French imperialism sees the Iraqi crisis as an opportunity to renew interventions into their former colonies, including Syria and Lebanon. The war drive against Iraq has the support of all the major parties of French imperialism: Hollande’s Socialist Party (PS), the right-wing Union for a Popular Movement, and the neo-fascist National Front (FN).

On his blog, former UMP Foreign Minister Alain Juppé called for strong initiative of France and Europe in Iraq: “We must be associated to the struggle against the insanity of jihadist fanaticism that will ultimately reach us, if we simply contemplate without reaction to the genocide of Christians of the East.” He demanded that France “must make its voice heard more loudly” in the Middle East crisis.

FN leader Marine Le Pen said the fight against terrorism “cannot and must not limit itself to speeches and declarations of intent ... France must be at the side of governments combating the militaro-Islamist forces and bringing them, as the National Front demands, logistical and intelligence support.”

French military officials are pushing to arm the Lebanese government’s military forces, backed by Saudi Arabia. French General Dominique Trinquand said, “The greatest support France can give to block the jihadist offensive is to support the Lebanese army, particularly by supplying it with weapons.”

In January, during his visit to Saudi Arabia, Hollande signed an arms deal with Saudi Arabia, which pledged to give a $3 billion grant to buy French weapons for the Lebanese Army. On top of this $3 billion grant, Saudi Arabia decided to give the Lebanese military $1 billion in military aid last week. This represents three times more than the Lebanese defense budget of $1.2 billion annually.

French imperialism’s role in another bloody intervention in Iraq marks a significant shift since the 2003 US invasion of Iraq, which was based on lies that Iraqi President Saddam Hussein had ties with Al Qaeda and possessed weapons of mass destruction (WMD). At the time, the administration of French President Jacques Chirac (UMP) publicly opposed the US invasion at the United Nations.

The French capitalists were not pursuing a peace policy, but opposing a US policy of preemptive war that undermined international law and threatened to cut French imperialism out of the Middle East. French oil companies such as Total and Elf-Aquitaine had won rights to exploit the massive Bin Umar project and the Majnun oil field in southern Iraq. However, they had been unable to exploit these fields due to the US-dictated trade embargo against Iraq that followed the 1990-1991 Gulf War.

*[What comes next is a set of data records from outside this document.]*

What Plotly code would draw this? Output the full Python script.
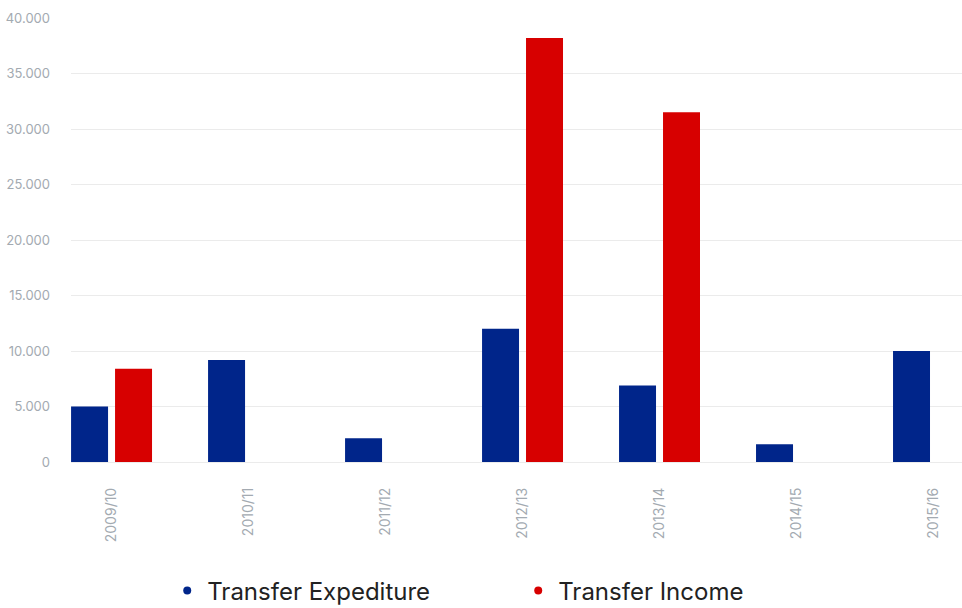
import plotly.graph_objects as go

# Season labels and transfer totals
seasons = ["2009/10", "2010/11", "2011/12", "2012/13", "2013/14", "2014/15", "2015/16"]
expenditure = [5000, 9200, 2150, 12000, 6900, 1600, 10000]
income = [8400, None, None, 38200, 31500, None, None]
series_names = ["Transfer Expediture", "Transfer Income"]

BLUE = "#00258a"
RED = "#d70000"
GRID = "#ebebeb"
TICK = "#a3aab1"
FONT = "Inter, Open Sans, sans-serif"

fig = go.Figure()
for name, vals, col in zip(series_names, [expenditure, income], [BLUE, RED]):
    fig.add_trace(go.Bar(x=seasons, y=vals, name=name, showlegend=False,
                         marker=dict(color=col, line=dict(width=0))))
    # round legend swatch
    fig.add_trace(go.Scatter(x=[None], y=[None], mode="markers", name=name,
                             marker=dict(color=col, size=8, symbol="circle")))

fig.update_layout(
    width=962, height=608,
    margin=dict(l=71, r=0, t=18, b=146, pad=0, autoexpand=False),
    paper_bgcolor="white", plot_bgcolor="white",
    barmode="group", bargap=0.358, bargroupgap=0.159,
    separators=",.",
    font=dict(family=FONT, color=TICK),
    showlegend=True,
    legend=dict(orientation="h", x=0.108, xanchor="left",
                yref="container", y=0.028, yanchor="middle",
                font=dict(size=24, color="#222222", family=FONT),
                itemsizing="trace", entrywidth=306, itemwidth=30),
    xaxis=dict(type="category", range=[-0.296, 6.208], showgrid=False,
               showline=False, zeroline=False, tickangle=-90, automargin=False,
               ticklabelstandoff=22, ticks="",
               tickfont=dict(size=14, color=TICK, family=FONT)),
    yaxis=dict(range=[0, 40000], dtick=5000, tick0=0, showgrid=True, automargin=False,
               gridcolor=GRID, gridwidth=1, zeroline=True, zerolinecolor=GRID,
               zerolinewidth=1, showline=False, separatethousands=True,
               tickformat=",d", ticklabelstandoff=20,
               tickfont=dict(size=13, color=TICK, family=FONT)),
)

fig.write_html("out.html")
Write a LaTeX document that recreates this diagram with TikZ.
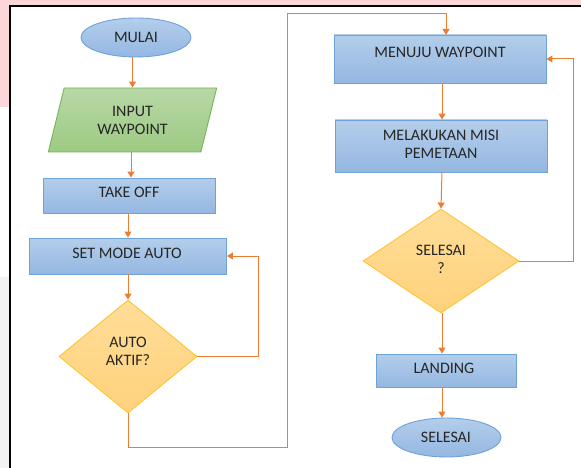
\documentclass[tikz,border=0pt]{standalone}
\usepackage{fontspec}
\setmainfont{Carlito}
\usetikzlibrary{shapes.geometric,arrows.meta,calc}
\definecolor{pinkbg}{HTML}{FDD6D9}
\definecolor{graybg}{HTML}{F2F2F2}
\definecolor{bluetop}{HTML}{B4CEEB}
\definecolor{bluebot}{HTML}{94B7E1}
\definecolor{blueedge}{HTML}{6FA2D8}
\definecolor{greentop}{HTML}{B8D8A6}
\definecolor{greenbot}{HTML}{9DCA83}
\definecolor{greenedge}{HTML}{78B35A}
\definecolor{yeltop}{HTML}{FFDD98}
\definecolor{yelbot}{HTML}{FFD27C}
\definecolor{yeledge}{HTML}{FFC42E}
\definecolor{linecol}{HTML}{ED7D31}
\definecolor{txtcol}{HTML}{262626}
\begin{document}
\begin{tikzpicture}[x=1pt,y=-1pt,
  bluebox/.style={rectangle, draw=blueedge, line width=0.9pt, top color=bluetop, bottom color=bluebot, inner sep=0pt},
  blueoval/.style={ellipse, draw=blueedge, line width=0.9pt, top color=bluetop, bottom color=bluebot, inner sep=0pt},
  iobox/.style={trapezium, trapezium left angle=74, trapezium right angle=106, trapezium stretches=true, draw=greenedge, line width=0.9pt, top color=greentop, bottom color=greenbot, inner sep=0pt},
  decision/.style={diamond, draw=yeledge, line width=0.9pt, top color=yeltop, bottom color=yelbot, inner sep=0pt},
  txt/.style={text=txtcol, font=\fontsize{16}{18}\selectfont, align=center, inner sep=0pt},
  flow/.style={draw=linecol, line width=1pt, -{Triangle[length=6pt,width=7pt]}},
  plain/.style={draw=linecol, line width=1pt}]
\useasboundingbox (0,0) rectangle (581,468);
% background
\fill[pinkbg] (0,0) rectangle (581,6);
\fill[pinkbg] (0,0) rectangle (10,107);
\fill[graybg] (0,277) rectangle (9,468);
\draw[black, line width=2pt] (10,468) -- (10,6) -- (581,6);

% left column
\node[blueoval, minimum width=110pt, minimum height=39pt] (mulai) at (136,37.5) {};
\node[txt] (tmulai) at (136,37) {MULAI};
\node[iobox, txt, minimum width=169pt, minimum height=64pt] (input) at (132.5,120) {INPUT\\WAYPOINT};
\node[bluebox, minimum width=172pt, minimum height=35pt] (takeoff) at (129,195.5) {};
\node[txt] (ttakeoff) at (129,192) {TAKE OFF};
\node[bluebox, minimum width=197pt, minimum height=36pt] (setmode) at (128,256) {};
\node[txt] (tsetmode) at (127,253) {SET MODE AUTO};
\node[decision, minimum width=138pt, minimum height=113pt] (auto) at (128,356.5) {};
\node[txt] (tauto) at (128,351.5) {AUTO\\AKTIF?};

% right column
\node[bluebox, minimum width=212pt, minimum height=48pt] (menuju) at (440,59) {};
\node[txt] (tmenuju) at (440,52) {MENUJU WAYPOINT};
\node[bluebox, minimum width=212pt, minimum height=52pt] (misi) at (441,146) {};
\node[txt] (tmisi) at (441,144) {MELAKUKAN MISI\\PEMETAAN};
\node[decision, minimum width=156pt, minimum height=104pt] (done) at (441,261) {};
\node[txt] (tdone) at (441,259) {SELESAI\\?};
\node[bluebox, minimum width=140pt, minimum height=33pt] (landing) at (446,370.5) {};
\node[txt] (tlanding) at (444,368) {LANDING};
\node[blueoval, minimum width=109pt, minimum height=39pt] (selesai) at (446.5,437.5) {};
\node[txt] (tselesai) at (446,437) {SELESAI};

% connectors left
\draw[flow] (input.north |- mulai.south) -- (input.north);
\draw[flow] ($(takeoff.north |- input.south)+(2,0)$) -- ($(takeoff.north)+(2,0)$);
\draw[flow] (setmode.north |- takeoff.south) -- (setmode.north);
\draw[flow] (setmode.south) -- (auto.north);
\coordinate (loopA) at (258,0);
\draw[flow] (auto.east) -| (loopA |- setmode.east) -- (setmode.east);
% long connector
\coordinate (bendA) at (287,447);
\coordinate (bendB) at (287,14);
\coordinate (menujuIn) at (446,35);
\draw[flow] (auto.south) |- (bendA) -- (bendB) -| (menujuIn);
% connectors right
\draw[flow] ($(menuju.south)+(2,0)$) -- ($(misi.north)+(1,0)$);
\draw[flow] ($(misi.south)+(1,0)$) -- (done.north);
\draw[flow] ($(done.south)+(1,0)$) -- ($(done.south |- landing.north)+(1,0)$);
\draw[flow] ($(done.south |- landing.south)+(1,0)$) -- ($(done.south |- selesai.north)+(1,0)$);
\coordinate (loopB) at (573,0);
\draw[flow] (done.east) -| (loopB |- menuju.east) -- (menuju.east);
\end{tikzpicture}
\end{document}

The shift to the right in bourgeois politics in Europe over the past decade found particularly sharp expression in the foreign policy of French imperialism. In 2006, Chirac announced a “first-use” policy of France’s nuclear arsenal against states France accused of terrorist activity. Soon after his election in 2007, right-wing President Nicolas Sarkozy offered explicit support to the US occupations of Iraq and Afghanistan and re-integrated France into NATO’s military command structure.

French imperialism was recompensed with a share of the profits plundered from US-occupied Iraq. In 2007, French oil giant Total signed an accord with US oil firm Chevron to jointly work on the Majnun oil field in Iraq.

Since then, the French ruling class has aligned itself ever more closely with Washington, launching wars in Libya, Syria and sub-Saharan Africa, aimed at plundering and re-colonizing Africa and the Middle East. This reactionary and utterly reckless policy has led to a debacle. While backing Sunni Islamist militias such as ISIS in Syria, France and the US are in conflict with the same forces in Iraq, where they threaten French and US strategic and corporate interests.

Last October, French oil firm Total announced the discovery of oil and gas fields in the semi-autonomous Kurdish region of Iraq, where the US has conducted airstrikes against ISIS. The discovery well on the Harir Block, located 60 miles from Erbil, in the north, contains a depth of over 4,000 meters of “significant oil and natural gas columns,” Total said.

“The discovery is very encouraging and demonstrates that our strategy to grow in this very prospective region is on the right track,” Arnaud Breuillac, Senior Vice President, Middle East, Total Exploration & Production commented at the time.